## BEGIN

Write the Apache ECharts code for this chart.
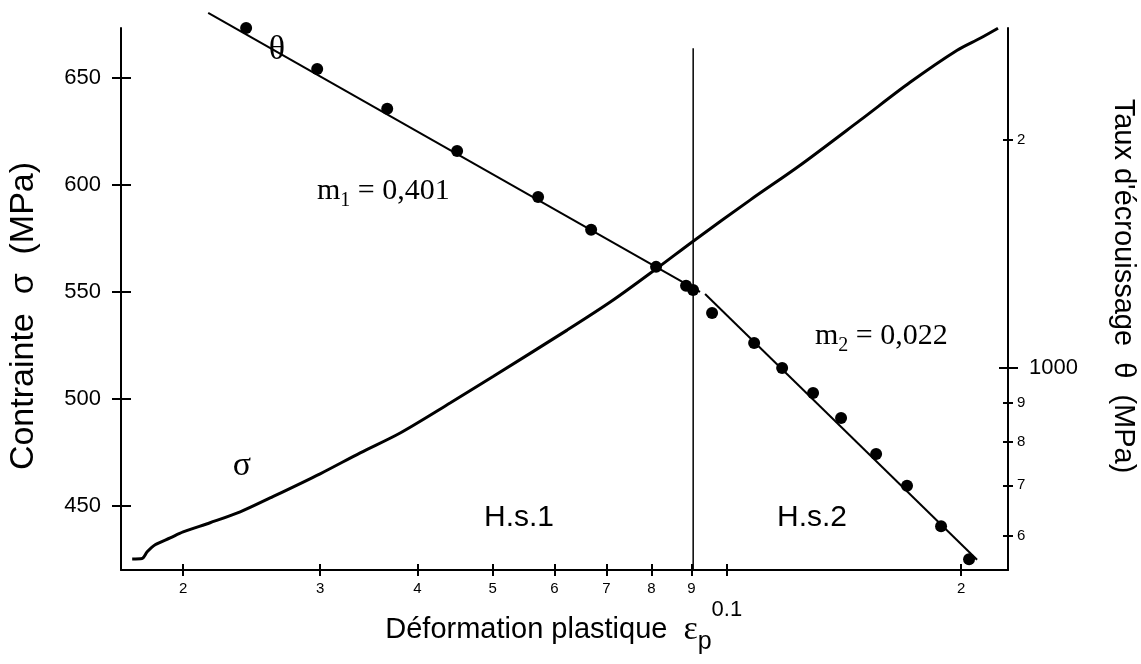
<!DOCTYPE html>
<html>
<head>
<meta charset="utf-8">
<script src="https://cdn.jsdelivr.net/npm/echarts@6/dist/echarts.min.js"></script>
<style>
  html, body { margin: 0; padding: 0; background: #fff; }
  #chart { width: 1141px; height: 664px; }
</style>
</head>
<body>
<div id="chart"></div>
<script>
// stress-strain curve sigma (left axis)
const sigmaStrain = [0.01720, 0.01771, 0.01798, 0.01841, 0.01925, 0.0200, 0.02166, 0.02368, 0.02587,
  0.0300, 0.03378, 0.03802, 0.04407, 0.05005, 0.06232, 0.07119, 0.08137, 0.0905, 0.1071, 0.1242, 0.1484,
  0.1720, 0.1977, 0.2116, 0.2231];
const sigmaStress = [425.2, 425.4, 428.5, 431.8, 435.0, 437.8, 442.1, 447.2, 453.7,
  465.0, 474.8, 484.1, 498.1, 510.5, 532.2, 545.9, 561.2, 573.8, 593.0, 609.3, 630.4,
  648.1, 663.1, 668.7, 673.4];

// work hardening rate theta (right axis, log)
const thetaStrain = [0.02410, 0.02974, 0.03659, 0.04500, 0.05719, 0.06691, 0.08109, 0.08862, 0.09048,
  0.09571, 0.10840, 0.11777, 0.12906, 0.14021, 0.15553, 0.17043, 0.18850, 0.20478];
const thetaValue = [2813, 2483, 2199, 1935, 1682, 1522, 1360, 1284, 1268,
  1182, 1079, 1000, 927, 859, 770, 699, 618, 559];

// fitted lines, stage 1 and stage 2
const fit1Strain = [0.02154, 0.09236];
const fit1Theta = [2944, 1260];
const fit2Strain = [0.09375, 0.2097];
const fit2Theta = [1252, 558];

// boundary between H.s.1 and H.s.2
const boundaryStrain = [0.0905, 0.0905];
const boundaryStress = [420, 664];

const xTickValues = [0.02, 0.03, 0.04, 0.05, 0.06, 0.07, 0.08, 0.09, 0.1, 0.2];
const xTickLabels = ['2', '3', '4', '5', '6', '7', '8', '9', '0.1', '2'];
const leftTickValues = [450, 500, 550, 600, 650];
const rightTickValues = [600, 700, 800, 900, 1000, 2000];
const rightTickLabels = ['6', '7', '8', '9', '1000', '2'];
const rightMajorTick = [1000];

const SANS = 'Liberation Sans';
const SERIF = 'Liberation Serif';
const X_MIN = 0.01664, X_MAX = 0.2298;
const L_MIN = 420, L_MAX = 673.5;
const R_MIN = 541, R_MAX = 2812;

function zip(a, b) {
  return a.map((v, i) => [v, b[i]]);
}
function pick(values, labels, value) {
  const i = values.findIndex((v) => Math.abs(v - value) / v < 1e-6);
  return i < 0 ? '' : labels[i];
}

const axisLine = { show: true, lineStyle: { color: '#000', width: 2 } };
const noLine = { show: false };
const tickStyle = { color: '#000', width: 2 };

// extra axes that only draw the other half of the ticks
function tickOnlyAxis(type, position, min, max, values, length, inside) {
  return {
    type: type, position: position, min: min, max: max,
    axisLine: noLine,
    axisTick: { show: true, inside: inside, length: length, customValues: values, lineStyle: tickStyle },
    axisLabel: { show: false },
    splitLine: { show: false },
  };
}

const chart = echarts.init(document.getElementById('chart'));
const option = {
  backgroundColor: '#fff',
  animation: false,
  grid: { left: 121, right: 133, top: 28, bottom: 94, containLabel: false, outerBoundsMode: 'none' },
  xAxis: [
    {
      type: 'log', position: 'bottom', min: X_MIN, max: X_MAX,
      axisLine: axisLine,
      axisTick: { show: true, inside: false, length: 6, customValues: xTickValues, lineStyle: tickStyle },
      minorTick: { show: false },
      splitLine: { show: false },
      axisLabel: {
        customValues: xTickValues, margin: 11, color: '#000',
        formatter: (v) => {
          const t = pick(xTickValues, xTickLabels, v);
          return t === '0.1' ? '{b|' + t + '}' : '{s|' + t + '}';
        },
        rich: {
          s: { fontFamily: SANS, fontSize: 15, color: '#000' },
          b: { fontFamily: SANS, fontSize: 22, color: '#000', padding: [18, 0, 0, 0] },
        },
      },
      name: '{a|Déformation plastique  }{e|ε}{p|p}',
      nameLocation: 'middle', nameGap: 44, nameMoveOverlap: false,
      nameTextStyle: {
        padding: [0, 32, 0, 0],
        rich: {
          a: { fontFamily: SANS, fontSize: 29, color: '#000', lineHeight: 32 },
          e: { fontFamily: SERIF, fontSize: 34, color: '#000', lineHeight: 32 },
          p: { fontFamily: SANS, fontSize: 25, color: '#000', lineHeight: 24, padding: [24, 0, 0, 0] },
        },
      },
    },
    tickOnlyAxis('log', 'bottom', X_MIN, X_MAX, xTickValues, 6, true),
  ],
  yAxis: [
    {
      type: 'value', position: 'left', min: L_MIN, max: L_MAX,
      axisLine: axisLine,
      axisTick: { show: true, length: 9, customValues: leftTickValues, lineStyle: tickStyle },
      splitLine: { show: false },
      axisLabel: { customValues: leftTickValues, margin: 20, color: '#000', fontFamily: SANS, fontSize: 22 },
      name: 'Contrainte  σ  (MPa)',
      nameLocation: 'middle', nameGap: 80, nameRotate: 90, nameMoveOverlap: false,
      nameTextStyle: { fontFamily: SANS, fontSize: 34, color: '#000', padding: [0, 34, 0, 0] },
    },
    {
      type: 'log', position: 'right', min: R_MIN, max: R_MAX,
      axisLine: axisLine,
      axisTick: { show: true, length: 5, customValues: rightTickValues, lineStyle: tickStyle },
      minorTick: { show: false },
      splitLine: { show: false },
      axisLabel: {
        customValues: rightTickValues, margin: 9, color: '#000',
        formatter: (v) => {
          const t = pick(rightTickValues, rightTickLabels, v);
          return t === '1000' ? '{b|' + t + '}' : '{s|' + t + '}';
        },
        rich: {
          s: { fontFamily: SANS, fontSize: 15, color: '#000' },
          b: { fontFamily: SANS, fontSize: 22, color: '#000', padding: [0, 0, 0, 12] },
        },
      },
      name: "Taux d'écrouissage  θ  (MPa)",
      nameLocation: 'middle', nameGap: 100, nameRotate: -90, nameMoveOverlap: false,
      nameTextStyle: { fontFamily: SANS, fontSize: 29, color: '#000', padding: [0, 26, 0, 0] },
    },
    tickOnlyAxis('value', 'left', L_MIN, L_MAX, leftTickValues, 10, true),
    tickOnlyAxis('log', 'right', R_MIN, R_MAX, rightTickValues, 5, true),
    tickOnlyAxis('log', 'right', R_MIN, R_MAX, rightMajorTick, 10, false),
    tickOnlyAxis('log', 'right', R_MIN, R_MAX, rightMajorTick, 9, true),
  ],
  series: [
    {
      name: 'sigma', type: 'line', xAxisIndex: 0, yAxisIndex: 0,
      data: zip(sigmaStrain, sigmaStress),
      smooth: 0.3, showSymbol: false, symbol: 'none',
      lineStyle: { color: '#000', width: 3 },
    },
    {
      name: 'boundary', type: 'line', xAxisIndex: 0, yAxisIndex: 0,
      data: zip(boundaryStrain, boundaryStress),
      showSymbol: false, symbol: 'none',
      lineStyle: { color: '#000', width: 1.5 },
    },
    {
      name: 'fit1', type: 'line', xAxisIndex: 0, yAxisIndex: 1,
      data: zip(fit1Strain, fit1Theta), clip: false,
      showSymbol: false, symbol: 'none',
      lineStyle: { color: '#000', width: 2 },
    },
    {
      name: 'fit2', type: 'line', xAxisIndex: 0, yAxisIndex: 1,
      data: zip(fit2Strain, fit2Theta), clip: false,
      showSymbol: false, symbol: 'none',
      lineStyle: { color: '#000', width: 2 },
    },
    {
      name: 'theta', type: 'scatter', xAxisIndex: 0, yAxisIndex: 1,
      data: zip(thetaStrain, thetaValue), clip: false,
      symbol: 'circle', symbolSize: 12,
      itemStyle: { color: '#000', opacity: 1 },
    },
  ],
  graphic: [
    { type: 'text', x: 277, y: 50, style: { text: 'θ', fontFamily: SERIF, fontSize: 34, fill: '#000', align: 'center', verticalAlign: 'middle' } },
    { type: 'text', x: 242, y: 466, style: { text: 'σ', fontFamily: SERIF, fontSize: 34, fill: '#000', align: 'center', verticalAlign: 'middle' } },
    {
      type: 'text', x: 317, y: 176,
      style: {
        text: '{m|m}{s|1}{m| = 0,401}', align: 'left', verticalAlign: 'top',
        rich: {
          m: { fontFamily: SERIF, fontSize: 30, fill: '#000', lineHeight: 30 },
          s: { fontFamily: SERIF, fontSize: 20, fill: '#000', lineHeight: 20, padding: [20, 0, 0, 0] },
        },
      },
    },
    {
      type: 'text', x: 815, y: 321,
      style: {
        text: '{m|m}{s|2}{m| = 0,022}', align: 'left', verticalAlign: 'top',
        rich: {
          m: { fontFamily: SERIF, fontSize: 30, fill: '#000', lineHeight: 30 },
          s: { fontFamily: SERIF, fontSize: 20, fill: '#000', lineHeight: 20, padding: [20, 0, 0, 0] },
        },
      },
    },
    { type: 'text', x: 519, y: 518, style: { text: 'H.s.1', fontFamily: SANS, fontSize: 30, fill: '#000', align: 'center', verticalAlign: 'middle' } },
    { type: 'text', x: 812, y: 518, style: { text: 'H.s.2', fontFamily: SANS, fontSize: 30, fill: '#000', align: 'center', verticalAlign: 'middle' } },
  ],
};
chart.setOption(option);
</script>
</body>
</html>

## END
## BEGIN

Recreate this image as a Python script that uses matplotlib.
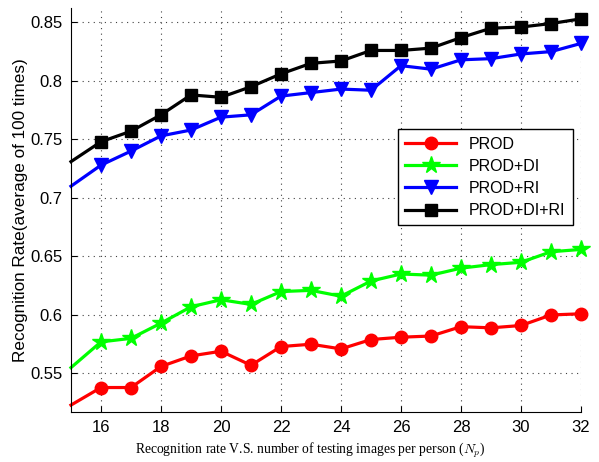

## END

The task -
Your task is to list each line of the records with the word "that".

Solution -
// extra axes that only draw the other half of the ticks
Recreate this image as a Python script that uses matplotlib.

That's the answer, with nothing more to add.